Johnny Guitar (1954)
Nicholas Ray's "Johnny Guitar"
What's ironic about Nicholas Ray's 1954 western "Johnny Guitar" is that the titular character isn't the most compelling and central character in the story. That honor belongs to the Joan Crawford's Vienna. While it's not that revelatory that Crawford would be the most intriguing presence in a film, it is somewhat out of the ordinary for a western's central conflict to revolve around two women.
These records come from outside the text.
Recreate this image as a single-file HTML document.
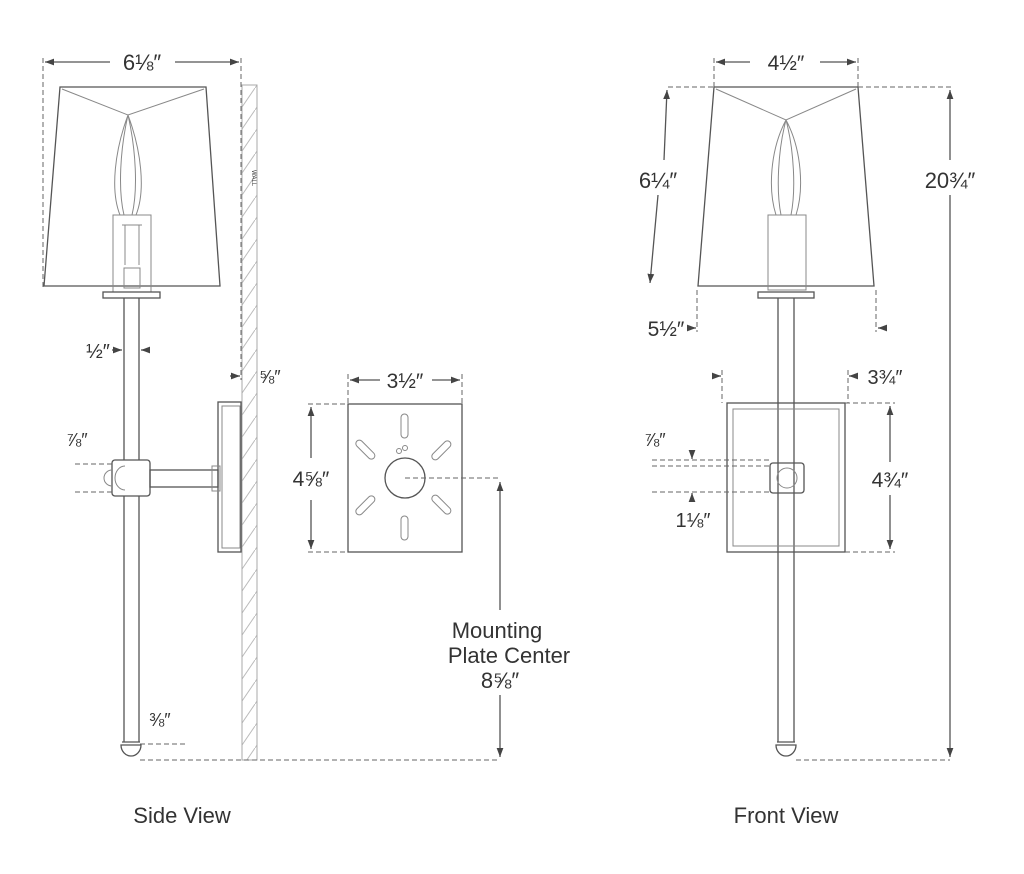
<!DOCTYPE html>
<html><head><meta charset="utf-8"><style>
html,body{margin:0;padding:0;background:#fff}
svg{display:block}
text{font-family:"Liberation Sans",sans-serif;fill:#333}
.l{stroke:#555;stroke-width:1.3;fill:none}
.t{stroke:#888;stroke-width:1;fill:none}
.d{stroke:#666;stroke-width:1;fill:none;stroke-dasharray:5 3}
</style></head><body>
<svg width="1024" height="874" viewBox="0 0 1024 874">
<defs>
<marker id="a" viewBox="0 0 8 8" refX="8" refY="4" markerWidth="7" markerHeight="7" orient="auto-start-reverse"><path d="M0,1 L8,4 L0,7z" fill="#444"/></marker>
<pattern id="h" width="15" height="22" patternUnits="userSpaceOnUse"><path d="M0,22 L15,0" stroke="#bbb" stroke-width="1"/></pattern>
</defs>
<!-- SIDE VIEW -->
<line class="d" x1="43" y1="58" x2="43" y2="290"/>
<line class="d" x1="241" y1="58" x2="241" y2="380"/>
<line class="l" x1="45" y1="62" x2="110" y2="62" marker-start="url(#a)"/>
<line class="l" x1="175" y1="62" x2="239" y2="62" marker-end="url(#a)"/>
<text x="142" y="70" font-size="22" text-anchor="middle">6⅛″</text>
<rect x="242" y="85" width="15" height="675" fill="url(#h)" stroke="#aaa"/>
<text x="252" y="170" font-size="6" fill="#aaa" transform="rotate(90 252 170)">WALL</text>
<polygon class="l" points="60,87 206,87 220,286 44,286"/>
<path class="t" d="M62,89 L128,115 L204,89 M128,115 C115,150 110,190 120,215 M128,115 C141,150 146,190 136,215 M128,115 C120,150 118,190 124,215 M128,115 C136,150 138,190 132,215"/>
<rect class="t" x="113" y="215" width="38" height="77"/>
<path class="t" d="M122,225 h20 M125,225 v40 M139,225 v40 M124,268 h16 v20 h-16z"/>
<rect class="l" x="103" y="292" width="57" height="6"/>
<line class="l" x1="124" y1="298" x2="124" y2="460"/>
<line class="l" x1="139" y1="298" x2="139" y2="460"/>
<line class="l" x1="124" y1="496" x2="124" y2="742"/>
<line class="l" x1="139" y1="496" x2="139" y2="742"/>
<text x="98" y="358" font-size="20" text-anchor="middle">½″</text>
<line class="l" x1="112" y1="350" x2="122" y2="350" marker-end="url(#a)"/>
<line class="l" x1="150" y1="350" x2="141" y2="350" marker-end="url(#a)"/>
<text x="270" y="383" font-size="18" text-anchor="middle">⅝″</text>
<line class="l" x1="230" y1="376" x2="240" y2="376" marker-end="url(#a)"/>
<rect class="l" x="218" y="402" width="23" height="150"/>
<rect class="t" x="222" y="406" width="18" height="142"/>
<rect class="l" x="150" y="470" width="68" height="17"/>
<rect class="t" x="212" y="466" width="8" height="25"/>
<rect class="l" x="112" y="460" width="38" height="36" rx="3"/>
<path class="t" d="M125,466 a10,12 0 0 0 0,24 M112,470 a8,8 0 0 0 0,16"/>
<text x="77" y="446" font-size="18" text-anchor="middle">⅞″</text>
<line class="d" x1="75" y1="464" x2="112" y2="464"/>
<line class="d" x1="75" y1="492" x2="112" y2="492"/>
<text x="160" y="726" font-size="18" text-anchor="middle">⅜″</text>
<line class="d" x1="140" y1="744" x2="185" y2="744"/>
<path class="l" d="M122,742 h18 M121,745 h20 a10,11 0 0 1 -20,0z"/>
<line class="d" x1="140" y1="760" x2="500" y2="760"/>
<text x="182" y="823" font-size="22" text-anchor="middle">Side View</text>
<!-- MOUNTING PLATE -->
<line class="d" x1="348" y1="374" x2="348" y2="404"/>
<line class="d" x1="462" y1="374" x2="462" y2="404"/>
<line class="l" x1="350" y1="380" x2="380" y2="380" marker-start="url(#a)"/>
<line class="l" x1="432" y1="380" x2="460" y2="380" marker-end="url(#a)"/>
<text x="405" y="388" font-size="21" text-anchor="middle">3½″</text>
<rect class="l" x="348" y="404" width="114" height="148"/>
<line class="d" x1="308" y1="404" x2="348" y2="404"/>
<line class="d" x1="308" y1="552" x2="348" y2="552"/>
<line class="l" x1="311" y1="458" x2="311" y2="407" marker-end="url(#a)"/>
<line class="l" x1="311" y1="500" x2="311" y2="549" marker-end="url(#a)"/>
<text x="311" y="486" font-size="21" text-anchor="middle">4⅝″</text>
<circle class="l" cx="405" cy="478" r="20"/>
<g class="t" stroke-width="1.2">
<rect x="401" y="414" width="7" height="24" rx="3.5"/>
<rect x="401" y="516" width="7" height="24" rx="3.5"/>
<rect x="362" y="438" width="7" height="24" rx="3.5" transform="rotate(-45 365 450)"/>
<rect x="438" y="438" width="7" height="24" rx="3.5" transform="rotate(45 441 450)"/>
<rect x="362" y="493" width="7" height="24" rx="3.5" transform="rotate(45 365 505)"/>
<rect x="438" y="493" width="7" height="24" rx="3.5" transform="rotate(-45 441 505)"/>
<circle cx="399" cy="451" r="2.5"/><circle cx="405" cy="448" r="2.5"/>
</g>
<line class="d" x1="405" y1="478" x2="500" y2="478"/>
<line class="l" x1="500" y1="610" x2="500" y2="482" marker-end="url(#a)"/>
<line class="l" x1="500" y1="695" x2="500" y2="757" marker-end="url(#a)"/>
<text x="497" y="638" font-size="22" text-anchor="middle">Mounting</text>
<text x="509" y="663" font-size="22" text-anchor="middle">Plate Center</text>
<text x="500" y="688" font-size="22" text-anchor="middle">8⅝″</text>
<!-- FRONT VIEW -->
<line class="d" x1="714" y1="58" x2="714" y2="87"/>
<line class="d" x1="858" y1="58" x2="858" y2="87"/>
<line class="l" x1="716" y1="62" x2="750" y2="62" marker-start="url(#a)"/>
<line class="l" x1="820" y1="62" x2="856" y2="62" marker-end="url(#a)"/>
<text x="786" y="70" font-size="21" text-anchor="middle">4½″</text>
<polygon class="l" points="714,87 858,87 874,286 698,286"/>
<path class="t" d="M716,89 L786,120 L856,89 M786,120 C770,150 768,190 776,215 M786,120 C802,150 804,190 796,215 M786,120 C778,150 776,190 781,215 M786,120 C794,150 796,190 791,215"/>
<rect class="t" x="768" y="215" width="38" height="75"/>
<rect class="l" x="758" y="292" width="56" height="6"/>
<line class="l" x1="778" y1="298" x2="778" y2="742"/>
<line class="l" x1="794" y1="298" x2="794" y2="742"/>
<line class="d" x1="858" y1="87" x2="952" y2="87"/>
<line class="d" x1="668" y1="87" x2="714" y2="87"/>
<line class="l" x1="950" y1="160" x2="950" y2="90" marker-end="url(#a)"/>
<line class="l" x1="950" y1="195" x2="950" y2="757" marker-end="url(#a)"/>
<text x="950" y="188" font-size="22" text-anchor="middle">20¾″</text>
<line class="l" x1="664" y1="160" x2="667" y2="90" marker-end="url(#a)"/>
<line class="l" x1="658" y1="195" x2="650" y2="283" marker-end="url(#a)"/>
<text x="658" y="188" font-size="22" text-anchor="middle">6¼″</text>
<line class="d" x1="697" y1="290" x2="697" y2="332"/>
<line class="d" x1="876" y1="290" x2="876" y2="332"/>
<line class="l" x1="687" y1="328" x2="696" y2="328" marker-end="url(#a)"/>
<line class="l" x1="887" y1="328" x2="878" y2="328" marker-end="url(#a)"/>
<text x="666" y="336" font-size="21" text-anchor="middle">5½″</text>
<rect class="l" x="727" y="403" width="118" height="149"/>
<rect class="t" x="733" y="409" width="106" height="137"/>
<line class="d" x1="722" y1="370" x2="722" y2="403"/>
<line class="d" x1="848" y1="370" x2="848" y2="403"/>
<line class="l" x1="712" y1="376" x2="721" y2="376" marker-end="url(#a)"/>
<line class="l" x1="858" y1="376" x2="849" y2="376" marker-end="url(#a)"/>
<text x="885" y="384" font-size="20" text-anchor="middle">3¾″</text>
<line class="d" x1="845" y1="403" x2="895" y2="403"/>
<line class="d" x1="845" y1="552" x2="895" y2="552"/>
<line class="l" x1="890" y1="462" x2="890" y2="406" marker-end="url(#a)"/>
<line class="l" x1="890" y1="495" x2="890" y2="549" marker-end="url(#a)"/>
<text x="890" y="487" font-size="21" text-anchor="middle">4¾″</text>
<rect class="l" x="770" y="463" width="34" height="30" rx="3"/>
<circle class="t" cx="787" cy="478" r="10"/>
<text x="655" y="446" font-size="18" text-anchor="middle">⅞″</text>
<line class="d" x1="652" y1="460" x2="770" y2="460"/>
<line class="d" x1="652" y1="466" x2="770" y2="466"/>
<line class="d" x1="652" y1="492" x2="770" y2="492"/>
<line class="l" x1="692" y1="452" x2="692" y2="459" marker-end="url(#a)"/>
<line class="l" x1="692" y1="502" x2="692" y2="493" marker-end="url(#a)"/>
<text x="693" y="527" font-size="20" text-anchor="middle">1⅛″</text>
<path class="l" d="M777,742 h18 M776,745 h20 a10,11 0 0 1 -20,0z"/>
<line class="d" x1="796" y1="760" x2="950" y2="760"/>
<text x="786" y="823" font-size="22" text-anchor="middle">Front View</text>
</svg>
</body></html>
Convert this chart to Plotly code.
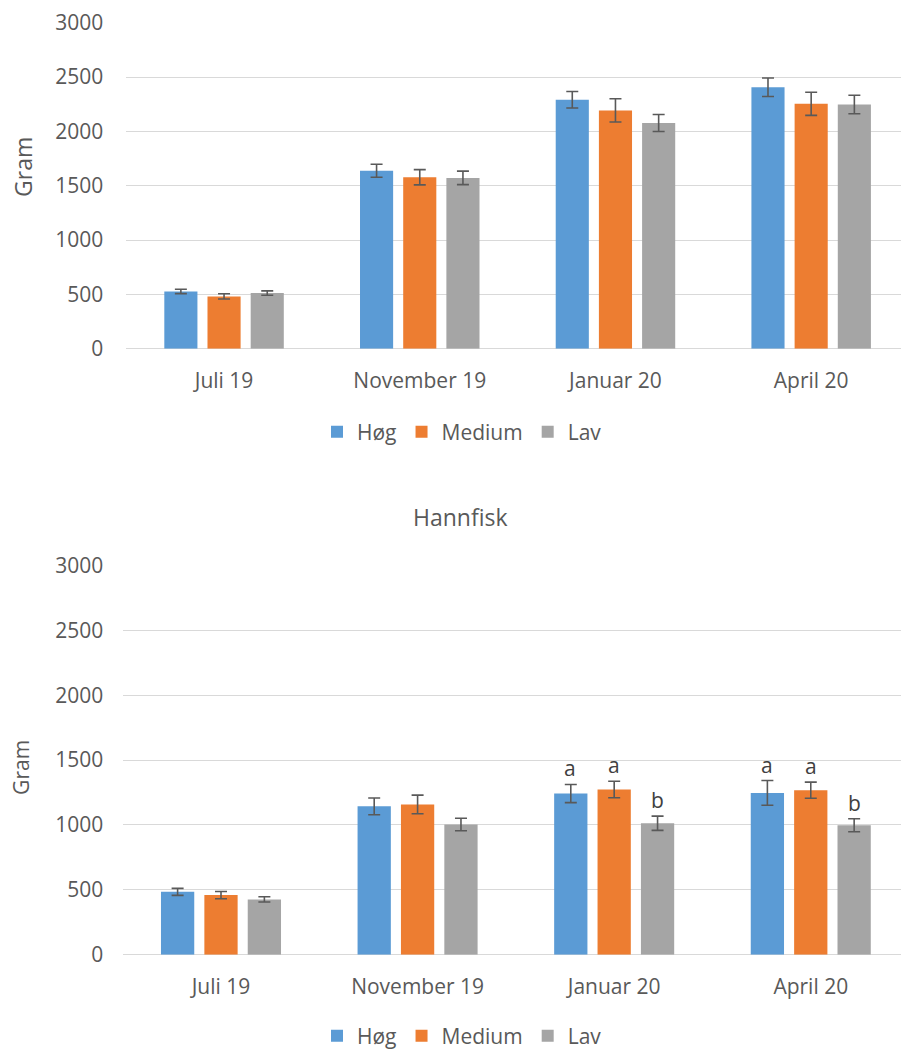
import plotly.graph_objects as go

W, H = 901, 1057

categories = ["Juli 19", "November 19", "Januar 20", "April 20"]
series_names = ["Høg", "Medium", "Lav"]
colors = ["#5B9BD5", "#ED7D31", "#A5A5A5"]

# Top chart (no title)
top_hog = [527, 1638, 2291, 2406]
top_medium = [481, 1578, 2193, 2254]
top_lav = [512, 1572, 2077, 2248]
top_hog_err = [20, 60, 76, 85]
top_medium_err = [24, 70, 107, 106]
top_lav_err = [20, 62, 78, 85]

# Bottom chart: Hannfisk
hann_hog = [484, 1143, 1242, 1247]
hann_medium = [459, 1158, 1273, 1268]
hann_lav = [426, 1003, 1013, 997]
hann_hog_err = [27, 65, 70, 95]
hann_medium_err = [28, 72, 64, 62]
hann_lav_err = [20, 48, 55, 50]

# significance letters for the Hannfisk chart (per category, per series)
hann_letters = [
    ["", "", ""],
    ["", "", ""],
    ["a", "a", "b"],
    ["a", "a", "b"],
]

bottom_title = "Hannfisk"
y_title = "Gram"

FONT = "Open Sans"
TXT = "#595959"
GRID = "#D9D9D9"

fig = go.Figure()

top_vals = [top_hog, top_medium, top_lav]
top_errs = [top_hog_err, top_medium_err, top_lav_err]
hann_vals = [hann_hog, hann_medium, hann_lav]
hann_errs = [hann_hog_err, hann_medium_err, hann_lav_err]

for i, name in enumerate(series_names):
    fig.add_trace(go.Bar(
        x=categories, y=top_vals[i], name=name,
        marker=dict(color=colors[i], line=dict(width=0)),
        error_y=dict(type="data", array=top_errs[i], visible=True,
                     color="#595959", thickness=1.6, width=6),
        xaxis="x", yaxis="y", legend="legend",
    ))
for i, name in enumerate(series_names):
    fig.add_trace(go.Bar(
        x=categories, y=hann_vals[i], name=name,
        marker=dict(color=colors[i], line=dict(width=0)),
        error_y=dict(type="data", array=hann_errs[i], visible=True,
                     color="#595959", thickness=1.6, width=6),
        xaxis="x2", yaxis="y2", legend="legend2",
    ))

def py(t):
    return 1 - t / H

# letters above the error bars
slot_px = 43.7
annotations = []
for ci, cat in enumerate(categories):
    for si in range(3):
        letter = hann_letters[ci][si]
        if not letter:
            continue
        annotations.append(dict(
            x=cat, y=hann_vals[si][ci] + hann_errs[si][ci],
            xref="x2", yref="y2", text=letter, showarrow=False,
            xanchor="center", yanchor="bottom", xshift=(si - 1) * slot_px, yshift=0,
            font=dict(family=FONT, size=21, color="#404040"),
        ))

# axis titles and chart title
annotations.append(dict(x=23 / W, y=py(168), xref="paper", yref="paper", text=y_title,
                        textangle=-90, showarrow=False, xanchor="center", yanchor="middle",
                        font=dict(family=FONT, size=23, color=TXT)))
annotations.append(dict(x=21 / W, y=py(773), xref="paper", yref="paper", text=y_title,
                        textangle=-90, showarrow=False, xanchor="center", yanchor="middle",
                        font=dict(family=FONT, size=21, color=TXT)))
annotations.append(dict(x=460 / W, y=py(520), xref="paper", yref="paper", text=bottom_title,
                        showarrow=False, xanchor="center", yanchor="middle",
                        font=dict(family=FONT, size=23, color=TXT)))

def yax(domain):
    return dict(domain=domain, range=[0, 3002], dtick=500, tick0=0, showgrid=True, gridcolor=GRID,
                gridwidth=1.3, zeroline=True, zerolinecolor=GRID, zerolinewidth=1.3,
                showline=False, ticks="", ticklabelstandoff=22, automargin=False,
                tickfont=dict(family=FONT, size=21, color=TXT), fixedrange=True)

def xax(domain, anchor, end):
    return dict(domain=domain, anchor=anchor, range=[-0.5, end], showgrid=False,
                showline=False, ticks="", ticklabelstandoff=17, automargin=False,
                tickfont=dict(family=FONT, size=21, color=TXT), fixedrange=True)

fig.update_layout(
    width=W, height=H, autosize=False,
    margin=dict(l=0, r=0, t=0, b=0),
    paper_bgcolor="white", plot_bgcolor="white",
    barmode="group", bargap=0.338, bargroupgap=0.233,
    xaxis=xax([126.2 / W, 1], "y", 3.459),
    yaxis=yax([py(351), py(22.7)]),
    xaxis2=xax([122.7 / W, 1], "y2", 3.459),
    yaxis2=yax([py(961), py(569)]),
    legend=dict(orientation="h", x=462 / W, xanchor="center", y=py(435), yanchor="middle",
                font=dict(family=FONT, size=21, color=TXT), bgcolor="rgba(0,0,0,0)"),
    legend2=dict(orientation="h", x=462 / W, xanchor="center", y=py(1043), yanchor="middle",
                 font=dict(family=FONT, size=21, color=TXT), bgcolor="rgba(0,0,0,0)"),
    annotations=annotations,
    showlegend=True,
)

fig.write_html("out.html",
               config={"responsive": False, "displayModeBar": False},
               post_script="document.body.style.margin='0';document.body.style.overflow='hidden';")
In the story, Vienna owns a saloon on the outskirts of an Arizona cattle town. Her relationship with the townsfolk is tedious, to put it lightly, as her entrepreneurial ambitions threaten local power player Emma Small. When a group of lawless hooligans who frequent Vienna's saloon are suspected of holding up a stagecoach, it becomes the perfect pretext to force Vienna out of town due to her association with their ringleader, 'The Dancin' Kid.' Enter Johnny Guitar, a reformed gunslinger and Vienna's former lover. The rest of the film unfolds in a series of conflicts between the various factions, with repeated attempts to have Vienna arrested and hanged.
If you take the typical format of a western, that being the "Tabula Rasa" exercise by John Locke, it explores the dynamics of individualism and how that takes shape in the blank slate of the "old west." Because there is such a blank slate to intact will in this landscape, the interactions between characters becomes a moral and political battle. More specifically in "Johnny Guitar," this battle seems to have nothing to do with morality. Rather, it has everything to do with power. The openness of the old west provides the room to exert the will to power over the landscape and its resources. While the men are engaged in conflicts driven by ego and bravado, the women battle on a much grader scale - economic control. This central conflict encapsulates the growing forces of capitalism and expansionism in the American West, as individuals colonize the land for their own financial and political interests.
"Johnny Guitar" - being more than meets the eye - captured the attention of more than just American audiences and critics, who weren't exactly keen on the film to begin with. In France, Jean-Luc Godard and Francois Truffaut, then writing for Cahiers du Cinema, were enamored by the film and felt that the beauty and extravagance of the film's visual imagery made the film more poetic than the typical western. Truffaut even called it "a Western dream" and referenced the film in many of his own works.
Personally, I feel that "Johnny Guitar," while still maintaining its western pulp appeal, captivates with its constant power struggles between characters. As mentioned earlier, the American Old West serves as battleground for individual plays at power. The characters in "Johnny Guitar" are all driven by self-interest, and their conflicting desires create relentless drama. It's an exciting film - perhaps one of the sharpest Westerns of the 1950s.